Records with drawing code
|---|
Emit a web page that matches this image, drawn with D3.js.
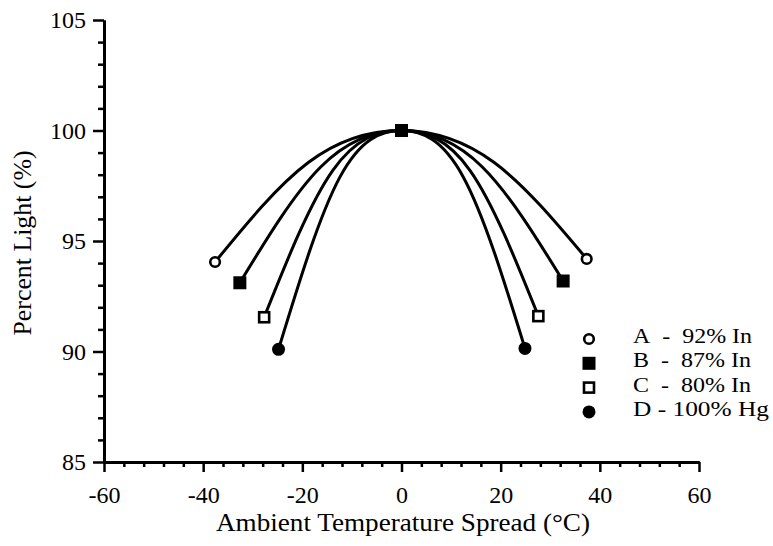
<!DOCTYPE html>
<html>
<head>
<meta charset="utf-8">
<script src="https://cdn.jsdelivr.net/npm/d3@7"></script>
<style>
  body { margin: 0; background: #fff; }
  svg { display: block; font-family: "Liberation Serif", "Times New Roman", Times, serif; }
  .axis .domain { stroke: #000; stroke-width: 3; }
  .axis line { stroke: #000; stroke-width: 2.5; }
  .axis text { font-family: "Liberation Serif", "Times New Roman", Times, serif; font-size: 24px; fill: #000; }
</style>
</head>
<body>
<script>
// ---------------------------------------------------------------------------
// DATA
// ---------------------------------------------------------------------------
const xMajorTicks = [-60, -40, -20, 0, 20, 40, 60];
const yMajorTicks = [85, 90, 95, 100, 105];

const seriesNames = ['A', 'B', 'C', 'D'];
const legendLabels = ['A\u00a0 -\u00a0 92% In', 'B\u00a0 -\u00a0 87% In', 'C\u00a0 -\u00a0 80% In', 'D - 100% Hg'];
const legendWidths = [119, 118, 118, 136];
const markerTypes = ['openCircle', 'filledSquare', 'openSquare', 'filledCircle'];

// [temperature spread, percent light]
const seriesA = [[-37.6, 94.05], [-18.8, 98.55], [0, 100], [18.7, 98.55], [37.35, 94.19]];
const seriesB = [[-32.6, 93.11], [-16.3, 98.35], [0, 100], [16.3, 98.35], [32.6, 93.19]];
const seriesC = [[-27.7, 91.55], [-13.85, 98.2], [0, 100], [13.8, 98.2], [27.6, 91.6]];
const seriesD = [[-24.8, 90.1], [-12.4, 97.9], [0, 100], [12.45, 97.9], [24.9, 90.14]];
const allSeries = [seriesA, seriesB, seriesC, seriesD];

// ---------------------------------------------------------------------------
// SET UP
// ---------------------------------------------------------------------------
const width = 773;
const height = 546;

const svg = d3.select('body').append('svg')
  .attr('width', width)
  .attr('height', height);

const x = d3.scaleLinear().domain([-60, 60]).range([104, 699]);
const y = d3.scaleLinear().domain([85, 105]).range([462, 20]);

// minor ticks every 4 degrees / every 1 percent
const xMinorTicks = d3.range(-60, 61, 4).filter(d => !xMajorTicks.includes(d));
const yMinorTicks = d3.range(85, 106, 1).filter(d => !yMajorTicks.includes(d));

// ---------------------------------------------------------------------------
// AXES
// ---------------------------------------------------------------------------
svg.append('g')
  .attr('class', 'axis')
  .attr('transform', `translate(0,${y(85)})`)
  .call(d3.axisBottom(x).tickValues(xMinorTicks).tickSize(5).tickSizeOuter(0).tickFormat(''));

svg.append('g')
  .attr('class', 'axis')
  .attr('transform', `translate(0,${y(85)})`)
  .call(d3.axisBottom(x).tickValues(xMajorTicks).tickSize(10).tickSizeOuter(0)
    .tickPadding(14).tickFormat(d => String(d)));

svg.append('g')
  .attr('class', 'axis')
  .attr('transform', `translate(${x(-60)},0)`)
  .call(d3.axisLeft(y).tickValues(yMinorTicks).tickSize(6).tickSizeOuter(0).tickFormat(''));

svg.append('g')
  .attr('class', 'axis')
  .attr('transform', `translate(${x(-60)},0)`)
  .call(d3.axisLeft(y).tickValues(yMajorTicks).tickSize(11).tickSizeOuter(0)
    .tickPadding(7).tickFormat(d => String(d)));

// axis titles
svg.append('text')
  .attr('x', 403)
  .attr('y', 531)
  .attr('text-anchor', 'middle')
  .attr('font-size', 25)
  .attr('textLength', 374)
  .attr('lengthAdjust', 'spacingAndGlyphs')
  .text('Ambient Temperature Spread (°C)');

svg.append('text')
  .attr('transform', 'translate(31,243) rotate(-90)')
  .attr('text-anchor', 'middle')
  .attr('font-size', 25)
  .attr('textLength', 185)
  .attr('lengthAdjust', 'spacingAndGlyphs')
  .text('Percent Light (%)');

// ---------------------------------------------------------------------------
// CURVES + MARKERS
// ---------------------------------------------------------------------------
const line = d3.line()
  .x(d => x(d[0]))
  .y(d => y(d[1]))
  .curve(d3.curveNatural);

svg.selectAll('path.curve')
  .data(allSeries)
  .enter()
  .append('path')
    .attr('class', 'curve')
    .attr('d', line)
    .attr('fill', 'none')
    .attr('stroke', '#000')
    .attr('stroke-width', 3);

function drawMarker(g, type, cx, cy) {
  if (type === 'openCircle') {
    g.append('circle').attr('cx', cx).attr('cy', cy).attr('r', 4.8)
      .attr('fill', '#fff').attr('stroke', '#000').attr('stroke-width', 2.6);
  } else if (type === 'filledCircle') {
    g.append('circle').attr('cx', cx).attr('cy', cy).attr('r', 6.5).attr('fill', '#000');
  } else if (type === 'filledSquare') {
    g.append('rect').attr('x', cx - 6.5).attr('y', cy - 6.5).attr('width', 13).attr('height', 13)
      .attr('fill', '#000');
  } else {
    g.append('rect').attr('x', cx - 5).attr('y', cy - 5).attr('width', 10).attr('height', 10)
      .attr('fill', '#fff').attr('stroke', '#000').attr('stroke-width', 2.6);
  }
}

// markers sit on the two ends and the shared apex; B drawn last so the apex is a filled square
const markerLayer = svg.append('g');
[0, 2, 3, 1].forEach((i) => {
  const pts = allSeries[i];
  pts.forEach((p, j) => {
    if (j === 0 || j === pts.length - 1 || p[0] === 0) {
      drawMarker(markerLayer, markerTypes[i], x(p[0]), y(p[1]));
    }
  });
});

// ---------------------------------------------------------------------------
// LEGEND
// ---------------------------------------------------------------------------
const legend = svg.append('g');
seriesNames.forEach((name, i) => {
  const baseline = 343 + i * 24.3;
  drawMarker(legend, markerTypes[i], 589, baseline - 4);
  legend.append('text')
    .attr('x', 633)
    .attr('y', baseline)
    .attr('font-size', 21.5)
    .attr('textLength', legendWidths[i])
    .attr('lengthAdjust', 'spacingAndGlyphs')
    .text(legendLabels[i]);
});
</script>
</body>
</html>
|---|
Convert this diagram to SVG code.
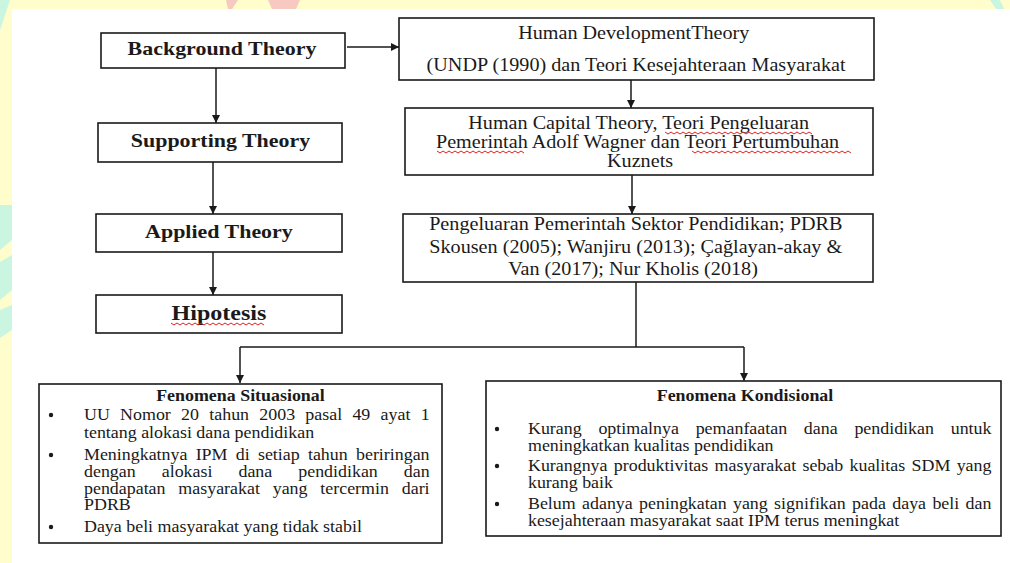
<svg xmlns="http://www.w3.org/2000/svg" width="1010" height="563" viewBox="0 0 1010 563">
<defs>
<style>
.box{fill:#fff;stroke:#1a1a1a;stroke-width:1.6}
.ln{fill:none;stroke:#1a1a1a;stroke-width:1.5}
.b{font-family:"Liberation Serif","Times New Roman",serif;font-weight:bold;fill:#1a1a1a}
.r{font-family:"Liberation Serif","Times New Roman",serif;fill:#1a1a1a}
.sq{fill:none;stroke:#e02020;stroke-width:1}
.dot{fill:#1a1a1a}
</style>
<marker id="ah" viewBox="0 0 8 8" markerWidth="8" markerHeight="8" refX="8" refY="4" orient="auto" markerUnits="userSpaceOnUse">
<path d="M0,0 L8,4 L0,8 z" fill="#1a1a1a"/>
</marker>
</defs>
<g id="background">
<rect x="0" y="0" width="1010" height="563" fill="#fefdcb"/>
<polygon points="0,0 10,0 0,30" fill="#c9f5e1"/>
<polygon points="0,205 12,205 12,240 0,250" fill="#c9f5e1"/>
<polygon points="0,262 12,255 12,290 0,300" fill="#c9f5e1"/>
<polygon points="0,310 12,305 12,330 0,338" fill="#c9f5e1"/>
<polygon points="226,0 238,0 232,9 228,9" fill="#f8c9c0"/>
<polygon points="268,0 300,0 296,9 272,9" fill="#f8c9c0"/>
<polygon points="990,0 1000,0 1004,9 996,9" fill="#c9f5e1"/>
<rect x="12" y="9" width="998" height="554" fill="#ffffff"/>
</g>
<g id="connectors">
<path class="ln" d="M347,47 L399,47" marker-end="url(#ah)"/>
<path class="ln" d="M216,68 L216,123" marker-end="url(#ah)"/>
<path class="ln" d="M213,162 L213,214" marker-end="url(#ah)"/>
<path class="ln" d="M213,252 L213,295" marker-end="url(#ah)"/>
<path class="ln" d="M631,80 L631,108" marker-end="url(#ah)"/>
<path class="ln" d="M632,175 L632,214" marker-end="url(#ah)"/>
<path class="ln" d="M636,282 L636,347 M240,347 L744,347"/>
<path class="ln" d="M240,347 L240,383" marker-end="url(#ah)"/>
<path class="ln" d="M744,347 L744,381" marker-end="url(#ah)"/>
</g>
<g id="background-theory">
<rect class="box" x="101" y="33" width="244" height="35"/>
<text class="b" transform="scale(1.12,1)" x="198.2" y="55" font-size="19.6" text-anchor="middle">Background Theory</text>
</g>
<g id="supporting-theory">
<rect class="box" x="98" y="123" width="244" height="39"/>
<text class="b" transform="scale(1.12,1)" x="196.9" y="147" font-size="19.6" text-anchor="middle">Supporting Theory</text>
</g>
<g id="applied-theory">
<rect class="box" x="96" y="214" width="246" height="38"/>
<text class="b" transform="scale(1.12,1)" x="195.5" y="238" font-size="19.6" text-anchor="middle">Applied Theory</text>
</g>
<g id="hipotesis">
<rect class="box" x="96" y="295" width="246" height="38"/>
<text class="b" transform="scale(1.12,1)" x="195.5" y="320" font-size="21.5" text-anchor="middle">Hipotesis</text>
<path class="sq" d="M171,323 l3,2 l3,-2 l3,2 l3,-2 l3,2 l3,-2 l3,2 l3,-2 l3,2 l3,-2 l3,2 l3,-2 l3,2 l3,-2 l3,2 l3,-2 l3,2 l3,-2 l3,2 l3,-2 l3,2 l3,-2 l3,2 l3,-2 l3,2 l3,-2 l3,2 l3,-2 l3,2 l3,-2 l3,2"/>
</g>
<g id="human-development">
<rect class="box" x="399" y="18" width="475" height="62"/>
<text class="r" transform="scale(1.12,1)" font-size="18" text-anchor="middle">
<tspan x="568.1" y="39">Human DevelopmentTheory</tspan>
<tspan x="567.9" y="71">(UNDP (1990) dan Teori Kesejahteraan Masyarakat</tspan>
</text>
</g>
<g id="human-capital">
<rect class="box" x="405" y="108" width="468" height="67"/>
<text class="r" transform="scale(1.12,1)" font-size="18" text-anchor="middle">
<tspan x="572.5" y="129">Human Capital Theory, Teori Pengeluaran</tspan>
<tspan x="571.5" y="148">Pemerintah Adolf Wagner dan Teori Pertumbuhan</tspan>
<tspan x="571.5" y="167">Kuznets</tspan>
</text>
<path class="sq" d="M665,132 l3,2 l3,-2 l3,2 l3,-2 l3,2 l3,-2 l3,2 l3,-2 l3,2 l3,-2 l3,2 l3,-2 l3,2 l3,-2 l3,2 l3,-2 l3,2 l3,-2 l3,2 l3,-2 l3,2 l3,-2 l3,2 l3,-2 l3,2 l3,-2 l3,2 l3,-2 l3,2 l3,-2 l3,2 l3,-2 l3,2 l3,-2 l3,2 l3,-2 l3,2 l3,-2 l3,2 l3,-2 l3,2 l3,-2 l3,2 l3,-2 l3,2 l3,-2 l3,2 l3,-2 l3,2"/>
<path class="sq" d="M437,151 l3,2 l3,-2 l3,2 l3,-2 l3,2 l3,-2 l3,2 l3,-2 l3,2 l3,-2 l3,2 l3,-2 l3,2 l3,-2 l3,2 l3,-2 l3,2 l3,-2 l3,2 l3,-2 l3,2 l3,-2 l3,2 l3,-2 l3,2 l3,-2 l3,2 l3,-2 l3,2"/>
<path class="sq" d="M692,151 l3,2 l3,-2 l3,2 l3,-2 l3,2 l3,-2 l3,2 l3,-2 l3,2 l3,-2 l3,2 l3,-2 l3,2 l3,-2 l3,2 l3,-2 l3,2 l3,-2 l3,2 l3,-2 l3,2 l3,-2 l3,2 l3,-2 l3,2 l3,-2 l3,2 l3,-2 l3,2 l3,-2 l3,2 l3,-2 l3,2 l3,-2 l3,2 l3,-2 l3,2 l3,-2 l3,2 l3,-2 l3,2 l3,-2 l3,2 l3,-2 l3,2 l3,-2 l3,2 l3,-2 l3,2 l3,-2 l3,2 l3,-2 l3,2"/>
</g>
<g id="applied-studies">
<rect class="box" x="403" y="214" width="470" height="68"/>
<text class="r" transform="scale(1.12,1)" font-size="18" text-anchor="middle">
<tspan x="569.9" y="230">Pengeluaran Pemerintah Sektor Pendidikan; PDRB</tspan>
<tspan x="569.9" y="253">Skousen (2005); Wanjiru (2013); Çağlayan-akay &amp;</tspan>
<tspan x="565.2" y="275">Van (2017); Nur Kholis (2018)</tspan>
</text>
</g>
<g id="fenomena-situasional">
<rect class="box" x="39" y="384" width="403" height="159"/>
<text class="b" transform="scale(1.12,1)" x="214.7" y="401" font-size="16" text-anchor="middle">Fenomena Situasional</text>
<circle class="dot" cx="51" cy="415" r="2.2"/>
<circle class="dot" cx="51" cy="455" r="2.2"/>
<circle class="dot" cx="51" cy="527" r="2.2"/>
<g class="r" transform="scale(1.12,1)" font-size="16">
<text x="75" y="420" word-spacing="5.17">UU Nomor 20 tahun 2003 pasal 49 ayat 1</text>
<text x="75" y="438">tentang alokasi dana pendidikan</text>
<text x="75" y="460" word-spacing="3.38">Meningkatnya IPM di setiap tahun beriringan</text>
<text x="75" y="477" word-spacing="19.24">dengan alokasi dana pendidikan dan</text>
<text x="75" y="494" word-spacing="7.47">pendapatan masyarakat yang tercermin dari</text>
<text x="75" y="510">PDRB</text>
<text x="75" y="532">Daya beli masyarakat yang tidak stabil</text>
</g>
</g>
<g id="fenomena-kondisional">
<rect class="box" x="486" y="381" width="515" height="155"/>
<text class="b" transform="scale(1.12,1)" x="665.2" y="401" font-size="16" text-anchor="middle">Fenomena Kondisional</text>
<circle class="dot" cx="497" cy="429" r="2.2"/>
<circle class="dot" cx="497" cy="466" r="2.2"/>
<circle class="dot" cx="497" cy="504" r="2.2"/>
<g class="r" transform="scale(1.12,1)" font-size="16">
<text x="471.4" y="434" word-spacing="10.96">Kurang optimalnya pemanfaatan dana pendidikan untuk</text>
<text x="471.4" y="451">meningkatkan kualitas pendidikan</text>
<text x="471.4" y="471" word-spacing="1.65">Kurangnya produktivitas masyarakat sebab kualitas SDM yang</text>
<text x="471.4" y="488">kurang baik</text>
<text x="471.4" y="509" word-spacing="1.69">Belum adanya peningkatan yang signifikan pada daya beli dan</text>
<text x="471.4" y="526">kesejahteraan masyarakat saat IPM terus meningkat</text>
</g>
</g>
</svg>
|---|
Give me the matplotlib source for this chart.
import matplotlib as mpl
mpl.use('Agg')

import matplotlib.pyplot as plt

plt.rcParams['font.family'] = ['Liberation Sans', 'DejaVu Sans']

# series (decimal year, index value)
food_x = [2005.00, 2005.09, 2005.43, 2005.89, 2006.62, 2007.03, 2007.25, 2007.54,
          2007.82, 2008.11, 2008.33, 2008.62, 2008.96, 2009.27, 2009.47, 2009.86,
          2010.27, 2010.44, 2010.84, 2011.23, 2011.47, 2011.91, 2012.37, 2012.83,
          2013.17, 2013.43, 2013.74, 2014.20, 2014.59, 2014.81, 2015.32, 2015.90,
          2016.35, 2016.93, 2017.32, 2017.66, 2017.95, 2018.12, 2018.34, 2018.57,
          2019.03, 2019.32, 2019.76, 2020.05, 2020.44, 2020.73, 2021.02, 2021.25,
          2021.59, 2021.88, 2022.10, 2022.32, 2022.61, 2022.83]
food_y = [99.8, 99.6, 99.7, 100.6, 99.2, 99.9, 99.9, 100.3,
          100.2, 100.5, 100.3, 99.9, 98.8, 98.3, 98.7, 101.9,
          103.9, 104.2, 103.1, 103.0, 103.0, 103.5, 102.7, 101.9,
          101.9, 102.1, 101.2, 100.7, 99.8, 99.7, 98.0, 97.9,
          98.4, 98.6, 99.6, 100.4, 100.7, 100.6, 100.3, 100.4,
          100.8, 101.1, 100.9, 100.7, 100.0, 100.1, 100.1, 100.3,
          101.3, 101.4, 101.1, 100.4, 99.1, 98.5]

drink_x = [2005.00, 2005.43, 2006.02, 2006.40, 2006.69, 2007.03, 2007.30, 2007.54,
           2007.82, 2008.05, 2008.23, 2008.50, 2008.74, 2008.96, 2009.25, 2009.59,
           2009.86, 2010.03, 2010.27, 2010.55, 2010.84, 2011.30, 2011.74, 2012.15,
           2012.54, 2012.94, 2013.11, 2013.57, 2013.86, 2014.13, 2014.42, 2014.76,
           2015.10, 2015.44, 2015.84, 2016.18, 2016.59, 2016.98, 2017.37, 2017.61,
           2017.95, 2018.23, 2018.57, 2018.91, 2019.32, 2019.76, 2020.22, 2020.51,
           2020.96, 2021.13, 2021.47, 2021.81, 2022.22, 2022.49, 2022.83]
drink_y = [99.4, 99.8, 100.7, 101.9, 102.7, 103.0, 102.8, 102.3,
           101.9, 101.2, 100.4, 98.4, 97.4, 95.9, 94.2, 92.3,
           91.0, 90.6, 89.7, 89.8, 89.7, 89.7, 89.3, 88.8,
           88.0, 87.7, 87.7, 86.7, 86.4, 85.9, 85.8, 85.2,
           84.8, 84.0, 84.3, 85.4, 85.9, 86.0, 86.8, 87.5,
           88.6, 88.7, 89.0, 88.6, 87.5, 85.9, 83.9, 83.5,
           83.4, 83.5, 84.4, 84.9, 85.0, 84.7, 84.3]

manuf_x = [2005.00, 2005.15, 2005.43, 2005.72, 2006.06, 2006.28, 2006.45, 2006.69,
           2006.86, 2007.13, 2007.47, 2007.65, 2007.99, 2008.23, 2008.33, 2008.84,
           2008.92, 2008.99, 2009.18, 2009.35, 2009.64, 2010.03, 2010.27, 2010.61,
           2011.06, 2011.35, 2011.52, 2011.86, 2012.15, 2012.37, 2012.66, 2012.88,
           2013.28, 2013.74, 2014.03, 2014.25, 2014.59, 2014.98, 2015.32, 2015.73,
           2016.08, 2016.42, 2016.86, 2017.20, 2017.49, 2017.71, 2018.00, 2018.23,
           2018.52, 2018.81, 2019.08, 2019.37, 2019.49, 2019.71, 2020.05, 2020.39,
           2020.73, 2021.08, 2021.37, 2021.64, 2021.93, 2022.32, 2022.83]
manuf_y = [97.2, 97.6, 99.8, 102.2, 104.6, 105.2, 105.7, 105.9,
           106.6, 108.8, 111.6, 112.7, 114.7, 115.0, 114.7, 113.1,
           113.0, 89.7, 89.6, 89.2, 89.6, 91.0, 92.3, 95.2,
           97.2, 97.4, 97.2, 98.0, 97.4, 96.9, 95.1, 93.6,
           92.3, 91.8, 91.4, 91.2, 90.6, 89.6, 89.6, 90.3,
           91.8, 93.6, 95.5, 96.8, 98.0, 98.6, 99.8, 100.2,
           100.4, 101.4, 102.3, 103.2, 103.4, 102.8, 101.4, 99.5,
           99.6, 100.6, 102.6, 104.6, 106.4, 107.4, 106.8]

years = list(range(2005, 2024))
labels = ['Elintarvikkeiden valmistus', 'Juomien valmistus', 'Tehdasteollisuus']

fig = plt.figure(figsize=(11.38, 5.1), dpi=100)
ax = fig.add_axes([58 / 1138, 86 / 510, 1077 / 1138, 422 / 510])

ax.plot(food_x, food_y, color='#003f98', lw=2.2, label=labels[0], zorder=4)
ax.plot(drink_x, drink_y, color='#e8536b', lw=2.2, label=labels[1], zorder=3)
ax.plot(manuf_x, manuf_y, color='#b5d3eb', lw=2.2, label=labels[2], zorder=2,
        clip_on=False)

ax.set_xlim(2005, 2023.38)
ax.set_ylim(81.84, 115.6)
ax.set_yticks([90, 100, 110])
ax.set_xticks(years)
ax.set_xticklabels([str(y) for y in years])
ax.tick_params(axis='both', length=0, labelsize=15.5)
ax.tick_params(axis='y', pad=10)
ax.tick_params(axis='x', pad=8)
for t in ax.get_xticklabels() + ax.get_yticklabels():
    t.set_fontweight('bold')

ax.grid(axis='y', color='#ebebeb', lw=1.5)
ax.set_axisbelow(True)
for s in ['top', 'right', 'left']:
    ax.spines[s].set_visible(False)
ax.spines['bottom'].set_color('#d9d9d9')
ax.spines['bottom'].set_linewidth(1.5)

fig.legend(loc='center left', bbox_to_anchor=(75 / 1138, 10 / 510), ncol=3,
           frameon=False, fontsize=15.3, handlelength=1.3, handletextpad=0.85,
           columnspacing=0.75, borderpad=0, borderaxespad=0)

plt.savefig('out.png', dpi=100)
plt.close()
|---|
Pick out each line that holds the string "chart".

Give me the matplotlib source for this chart.

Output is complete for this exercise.